I'm guessing that you don't have big boobs
posted by 5_13_23_42_69_666 at 4:28 AM on May 14, 2017 [8 favorites]


(I found that website design repulsive, and gave up trying to read it after about three frames. Either y'all have better browsers than mine, or don't mind obnoxious gimickry.)
posted by Weftage at 8:02 AM on May 14, 2017


Most of my knowledge of Moebius is from Jodorowsky's Dune

All this indicates is a US focus. French BD influence on French designers would be very different. There's no way Gauthier had not seen, been soaked in for decades, Giraud's designs, and Metal Hurlant in general.
posted by bonehead at 8:35 AM on May 14, 2017 [1 favorite]


Thank you so, so, so, so, so much for posting this. It ticks all of my boxes and then some.
posted by kariebookish at 1:46 PM on May 14, 2017


It's a shame I can't seem to find (slim) cargo pants anymore?

These definitely exist, though sadly I can't remember the brand that I know I've seen make slim cargo pants anymore, so I can't link you to samples.
posted by kenko at 12:47 PM on May 15, 2017


Also, what's up with there not being a next step in fabric closures beyond zippers?

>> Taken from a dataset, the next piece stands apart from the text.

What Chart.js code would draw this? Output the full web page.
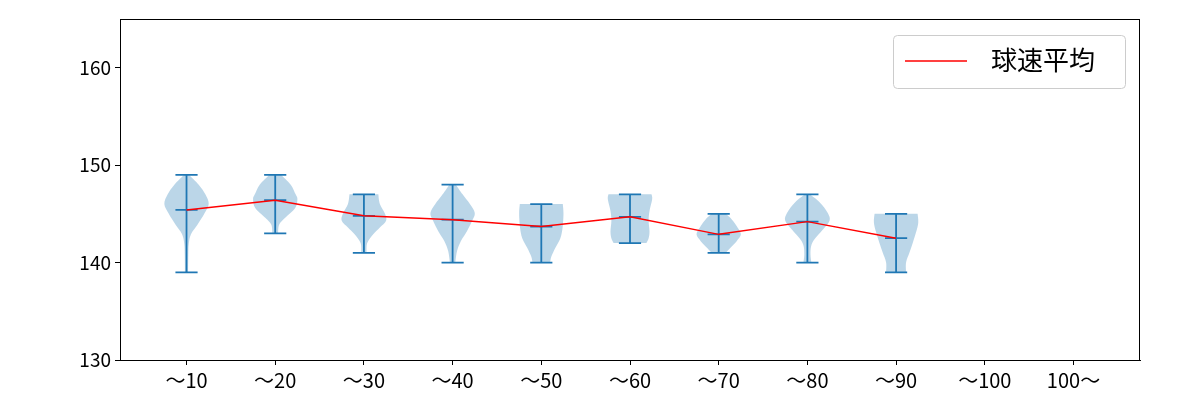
<!DOCTYPE html>
<html>
<head>
<meta charset="utf-8">
<script src="https://cdn.jsdelivr.net/npm/chart.js@4.4.1/dist/chart.umd.min.js"></script>
<style>
  html, body { margin: 0; padding: 0; background: #fff; }
  #wrap { width: 1200px; height: 400px; }
</style>
</head>
<body>
<div id="wrap"><canvas id="c" width="1200" height="400"></canvas></div>
<script>
// ---- data ----
const categories = ["～10", "～20", "～30", "～40", "～50", "～60", "～70", "～80", "～90", "～100", "100～"];
const meanSpeed = [145.4, 146.4, 144.8, 144.4, 143.7, 144.7, 142.9, 144.2, 142.5];
const minSpeed  = [139, 143, 141, 140, 140, 142, 141, 140, 139];
const maxSpeed  = [149, 149, 147, 148, 146, 147, 145, 147, 145];
// violin outlines: [speed, relative half-width]
const violinShapes = [
  [[139,0.07],[140.8,0.08],[141.9,0.1],[142.9,0.2],[143.9,0.5],[145.0,0.8],[146.0,1.0],[147.0,0.85],[148.0,0.55],[149,0.12]],
  [[143,0.13],[143.9,0.18],[144.6,0.45],[145.6,0.9],[146.5,1.0],[147.0,0.92],[148.0,0.7],[149,0.27]],
  [[141,0.12],[142.0,0.15],[142.9,0.42],[143.6,0.72],[144.3,1.0],[145.0,0.95],[146.0,0.72],[147,0.65]],
  [[140,0.12],[141.2,0.2],[142.2,0.37],[143.2,0.64],[144.3,0.88],[145.1,1.0],[146.0,0.78],[147.0,0.45],[148,0.15]],
  [[140,0.4],[140.6,0.45],[141.5,0.63],[142.5,0.86],[143.6,0.96],[145.0,1.0],[146,0.97]],
  [[142,0.74],[142.5,0.84],[143.2,0.88],[144.3,0.84],[145.3,0.88],[146.5,1.0],[147,0.97]],
  [[141,0.32],[141.5,0.52],[142.2,0.81],[142.9,1.0],[143.6,0.85],[144.4,0.6],[145,0.32]],
  [[140,0.18],[140.8,0.14],[141.7,0.17],[142.4,0.32],[143.4,0.7],[144.3,1.0],[145.1,0.92],[146.2,0.55],[147,0.1]],
  [[139,0.45],[140.0,0.45],[141.0,0.6],[142.0,0.75],[143.1,0.9],[144.1,1.0],[145,0.97]]
];
const yTicks = [130, 140, 150, 160];
const legendLabel = "球速平均";

const BLUE = "#1f77b4";
const FONT = "'Noto Sans CJK JP', 'Noto Sans', sans-serif";

function catmullPath(ctx, pts, moveFirst) {
  if (moveFirst) ctx.moveTo(pts[0].x, pts[0].y); else ctx.lineTo(pts[0].x, pts[0].y);
  for (let i = 0; i < pts.length - 1; i++) {
    const p0 = pts[Math.max(i - 1, 0)], p1 = pts[i], p2 = pts[i + 1], p3 = pts[Math.min(i + 2, pts.length - 1)];
    const c1x = p1.x + (p2.x - p0.x) / 6, c1y = p1.y + (p2.y - p0.y) / 6;
    const c2x = p2.x - (p3.x - p1.x) / 6, c2y = p2.y - (p3.y - p1.y) / 6;
    ctx.bezierCurveTo(c1x, c1y, c2x, c2y, p2.x, p2.y);
  }
}

const violinPlugin = {
  id: 'violins',
  beforeDatasetsDraw(chart) {
    const { ctx, scales: { x, y }, chartArea } = chart;
    ctx.save();
    ctx.beginPath();
    ctx.rect(chartArea.left, chartArea.top, chartArea.right - chartArea.left, chartArea.bottom - chartArea.top);
    ctx.clip();
    const halfW = 0.25;
    violinShapes.forEach((shape, i) => {
      const pos = i + 1;
      const right = shape.map(([v, w]) => ({ x: x.getPixelForValue(pos + w * halfW), y: y.getPixelForValue(v) }));
      const left = shape.map(([v, w]) => ({ x: x.getPixelForValue(pos - w * halfW), y: y.getPixelForValue(v) })).reverse();
      ctx.beginPath();
      catmullPath(ctx, right, true);
      catmullPath(ctx, left, false);
      ctx.closePath();
      ctx.fillStyle = "rgba(31,119,180,0.3)";
      ctx.fill();
    });
    // min/max/mean lines
    ctx.strokeStyle = BLUE;
    ctx.lineWidth = 1.8;
    const capW = 0.125;
    minSpeed.forEach((mn, i) => {
      const pos = i + 1;
      const xc = x.getPixelForValue(pos);
      const xl = x.getPixelForValue(pos - capW), xr = x.getPixelForValue(pos + capW);
      const yMin = y.getPixelForValue(mn), yMax = y.getPixelForValue(maxSpeed[i]), yMean = y.getPixelForValue(meanSpeed[i]);
      ctx.beginPath();
      ctx.moveTo(xc, yMin); ctx.lineTo(xc, yMax);
      [yMin, yMax, yMean].forEach(yy => { ctx.moveTo(xl, yy); ctx.lineTo(xr, yy); });
      ctx.stroke();
    });
    ctx.restore();
  },
  afterDraw(chart) {
    const { ctx, chartArea } = chart;
    ctx.save();
    // frame
    ctx.strokeStyle = "#000";
    ctx.lineWidth = 1;
    ctx.strokeRect(chartArea.left + 0.5, chartArea.top + 0.5, chartArea.right - chartArea.left - 1, chartArea.bottom - chartArea.top);
    // legend
    const bx = 893.5, by = 35.5, bw = 232, bh = 53, r = 4;
    ctx.beginPath();
    ctx.moveTo(bx + r, by);
    ctx.arcTo(bx + bw, by, bx + bw, by + bh, r);
    ctx.arcTo(bx + bw, by + bh, bx, by + bh, r);
    ctx.arcTo(bx, by + bh, bx, by, r);
    ctx.arcTo(bx, by, bx + bw, by, r);
    ctx.closePath();
    ctx.fillStyle = "rgba(255,255,255,0.8)";
    ctx.fill();
    ctx.strokeStyle = "#cccccc";
    ctx.stroke();
    ctx.strokeStyle = "red";
    ctx.lineWidth = 1.4;
    ctx.beginPath();
    ctx.moveTo(905, 61); ctx.lineTo(967, 61);
    ctx.stroke();
    ctx.fillStyle = "#000";
    ctx.font = "26px " + FONT;
    ctx.textBaseline = "middle";
    ctx.textAlign = "left";
    ctx.fillText(chart.data.datasets[0].label, 991, 60);
    ctx.restore();
  }
};

new Chart(document.getElementById('c'), {
  type: 'line',
  data: {
    datasets: [{
      label: legendLabel,
      data: meanSpeed.map((v, i) => ({ x: i + 1, y: v })),
      borderColor: 'red',
      borderWidth: 1.4,
      pointRadius: 0,
      fill: false,
      tension: 0
    }]
  },
  options: {
    responsive: false,
    animation: false,
    events: [],
    layout: { padding: { top: 19, right: 60, left: 0, bottom: 0 } },
    plugins: { legend: { display: false }, tooltip: { enabled: false } },
    scales: {
      x: {
        type: 'linear',
        min: 0.25, max: 11.75,
        afterBuildTicks(scale) { scale.ticks = categories.map((c, i) => ({ value: i + 1 })); },
        afterFit(scale) { scale.height = 40; },
        ticks: {
          callback: (v) => categories[Math.round(v) - 1],
          color: '#000',
          font: { family: FONT, size: 20 },
          padding: 3,
          maxRotation: 0,
          autoSkip: false
        },
        grid: { display: true, drawOnChartArea: false, drawTicks: true, tickLength: 5, color: '#000', lineWidth: 1 },
        border: { display: true, color: '#000', width: 1 }
      },
      y: {
        type: 'linear',
        min: 130, max: 165,
        afterBuildTicks(scale) { scale.ticks = yTicks.map(v => ({ value: v })); },
        afterFit(scale) { scale.width = 120; },
        ticks: {
          color: '#000',
          font: { family: FONT, size: 19 },
          padding: 4
        },
        grid: { display: true, drawOnChartArea: false, drawTicks: true, tickLength: 5, color: '#000', lineWidth: 1 },
        border: { display: true, color: '#000', width: 1 }
      }
    }
  },
  plugins: [violinPlugin]
});
</script>
</body>
</html>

Velcro post-dates zippers!
posted by kenko at 12:48 PM on May 15, 2017


There are also clothes with magnetic closures. These are intended for people with limited finger dexterity, but hey, freakin' magnets!
posted by adamrice at 1:48 PM on May 15, 2017


There are also clothes with magnetic closures. These are intended for people with limited finger dexterity, but hey, freakin' magnets!

Are you sure they aren't intended for ripping off your cop uniform in one move so you can start dancing?
posted by bongo_x at 3:04 PM on May 15, 2017 [2 favorites]


That's the great thing about universal design: it benefits people with palsies and strippers equally.